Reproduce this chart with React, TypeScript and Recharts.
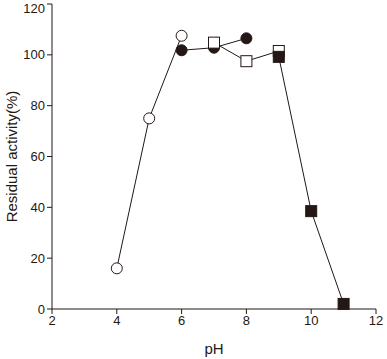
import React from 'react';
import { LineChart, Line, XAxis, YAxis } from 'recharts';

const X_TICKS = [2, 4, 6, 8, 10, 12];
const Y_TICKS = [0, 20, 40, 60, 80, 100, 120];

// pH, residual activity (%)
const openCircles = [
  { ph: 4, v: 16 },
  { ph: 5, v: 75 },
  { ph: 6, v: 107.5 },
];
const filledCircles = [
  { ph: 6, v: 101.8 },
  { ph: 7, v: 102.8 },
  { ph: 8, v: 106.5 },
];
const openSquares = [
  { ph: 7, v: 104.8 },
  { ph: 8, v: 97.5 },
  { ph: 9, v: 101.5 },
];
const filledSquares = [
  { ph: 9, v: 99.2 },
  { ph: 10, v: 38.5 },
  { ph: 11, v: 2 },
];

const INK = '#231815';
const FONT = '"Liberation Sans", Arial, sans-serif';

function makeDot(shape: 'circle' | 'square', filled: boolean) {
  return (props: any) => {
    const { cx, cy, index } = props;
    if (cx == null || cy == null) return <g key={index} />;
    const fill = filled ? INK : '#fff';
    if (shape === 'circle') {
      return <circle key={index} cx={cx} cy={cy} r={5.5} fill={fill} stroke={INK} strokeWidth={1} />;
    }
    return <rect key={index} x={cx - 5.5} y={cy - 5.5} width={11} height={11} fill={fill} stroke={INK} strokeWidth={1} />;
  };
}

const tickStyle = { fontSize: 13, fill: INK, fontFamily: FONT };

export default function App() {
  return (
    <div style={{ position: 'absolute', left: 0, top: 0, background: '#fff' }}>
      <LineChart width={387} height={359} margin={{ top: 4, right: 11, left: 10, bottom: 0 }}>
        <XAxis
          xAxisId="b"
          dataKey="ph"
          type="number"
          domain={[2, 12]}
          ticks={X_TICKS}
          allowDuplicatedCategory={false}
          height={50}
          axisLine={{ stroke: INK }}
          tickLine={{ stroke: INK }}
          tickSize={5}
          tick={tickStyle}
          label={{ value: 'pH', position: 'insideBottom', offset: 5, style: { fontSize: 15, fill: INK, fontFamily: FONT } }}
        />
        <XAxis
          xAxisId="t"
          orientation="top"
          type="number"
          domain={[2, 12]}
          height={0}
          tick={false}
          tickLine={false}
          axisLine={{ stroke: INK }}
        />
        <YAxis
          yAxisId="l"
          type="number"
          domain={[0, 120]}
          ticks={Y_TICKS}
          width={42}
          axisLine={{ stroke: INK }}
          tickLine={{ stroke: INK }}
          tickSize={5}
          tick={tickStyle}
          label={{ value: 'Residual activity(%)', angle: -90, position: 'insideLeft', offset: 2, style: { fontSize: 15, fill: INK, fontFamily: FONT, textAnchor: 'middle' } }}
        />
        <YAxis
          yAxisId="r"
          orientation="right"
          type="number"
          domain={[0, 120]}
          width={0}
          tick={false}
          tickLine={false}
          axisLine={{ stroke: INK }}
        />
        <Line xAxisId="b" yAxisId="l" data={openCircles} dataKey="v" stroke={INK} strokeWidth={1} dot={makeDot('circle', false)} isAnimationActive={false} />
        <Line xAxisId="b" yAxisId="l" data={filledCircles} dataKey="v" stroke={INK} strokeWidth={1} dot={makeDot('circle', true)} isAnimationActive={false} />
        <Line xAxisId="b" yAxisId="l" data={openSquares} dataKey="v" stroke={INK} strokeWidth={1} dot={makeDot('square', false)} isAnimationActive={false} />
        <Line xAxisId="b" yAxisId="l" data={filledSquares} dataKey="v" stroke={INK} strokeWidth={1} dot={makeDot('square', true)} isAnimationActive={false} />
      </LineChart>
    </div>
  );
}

Aim of the exercise: Copy the whole of the material above exactly, but not its images.

Task output:
Reproduce this chart with React, TypeScript and Recharts.
import React from 'react';
import { LineChart, Line, XAxis, YAxis } from 'recharts';

const X_TICKS = [2, 4, 6, 8, 10, 12];
const Y_TICKS = [0, 20, 40, 60, 80, 100, 120];

// pH, residual activity (%)
const openCircles = [
  { ph: 4, v: 16 },
  { ph: 5, v: 75 },
  { ph: 6, v: 107.5 },
];
const filledCircles = [
  { ph: 6, v: 101.8 },
  { ph: 7, v: 102.8 },
  { ph: 8, v: 106.5 },
];
const openSquares = [
  { ph: 7, v: 104.8 },
  { ph: 8, v: 97.5 },
  { ph: 9, v: 101.5 },
];
const filledSquares = [
  { ph: 9, v: 99.2 },
  { ph: 10, v: 38.5 },
  { ph: 11, v: 2 },
];

const INK = '#231815';
const FONT = '"Liberation Sans", Arial, sans-serif';

function makeDot(shape: 'circle' | 'square', filled: boolean) {
  return (props: any) => {
    const { cx, cy, index } = props;
    if (cx == null || cy == null) return <g key={index} />;
    const fill = filled ? INK : '#fff';
    if (shape === 'circle') {
      return <circle key={index} cx={cx} cy={cy} r={5.5} fill={fill} stroke={INK} strokeWidth={1} />;
    }
    return <rect key={index} x={cx - 5.5} y={cy - 5.5} width={11} height={11} fill={fill} stroke={INK} strokeWidth={1} />;
  };
}

const tickStyle = { fontSize: 13, fill: INK, fontFamily: FONT };

export default function App() {
  return (
    <div style={{ position: 'absolute', left: 0, top: 0, background: '#fff' }}>
      <LineChart width={387} height={359} margin={{ top: 4, right: 11, left: 10, bottom: 0 }}>
        <XAxis
          xAxisId="b"
          dataKey="ph"
          type="number"
          domain={[2, 12]}
          ticks={X_TICKS}
          allowDuplicatedCategory={false}
          height={50}
          axisLine={{ stroke: INK }}
          tickLine={{ stroke: INK }}
          tickSize={5}
          tick={tickStyle}
          label={{ value: 'pH', position: 'insideBottom', offset: 5, style: { fontSize: 15, fill: INK, fontFamily: FONT } }}
        />
        <XAxis
          xAxisId="t"
          orientation="top"
          type="number"
          domain={[2, 12]}
          height={0}
          tick={false}
          tickLine={false}
          axisLine={{ stroke: INK }}
        />
        <YAxis
          yAxisId="l"
          type="number"
          domain={[0, 120]}
          ticks={Y_TICKS}
          width={42}
          axisLine={{ stroke: INK }}
          tickLine={{ stroke: INK }}
          tickSize={5}
          tick={tickStyle}
          label={{ value: 'Residual activity(%)', angle: -90, position: 'insideLeft', offset: 2, style: { fontSize: 15, fill: INK, fontFamily: FONT, textAnchor: 'middle' } }}
        />
        <YAxis
          yAxisId="r"
          orientation="right"
          type="number"
          domain={[0, 120]}
          width={0}
          tick={false}
          tickLine={false}
          axisLine={{ stroke: INK }}
        />
        <Line xAxisId="b" yAxisId="l" data={openCircles} dataKey="v" stroke={INK} strokeWidth={1} dot={makeDot('circle', false)} isAnimationActive={false} />
        <Line xAxisId="b" yAxisId="l" data={filledCircles} dataKey="v" stroke={INK} strokeWidth={1} dot={makeDot('circle', true)} isAnimationActive={false} />
        <Line xAxisId="b" yAxisId="l" data={openSquares} dataKey="v" stroke={INK} strokeWidth={1} dot={makeDot('square', false)} isAnimationActive={false} />
        <Line xAxisId="b" yAxisId="l" data={filledSquares} dataKey="v" stroke={INK} strokeWidth={1} dot={makeDot('square', true)} isAnimationActive={false} />
      </LineChart>
    </div>
  );
}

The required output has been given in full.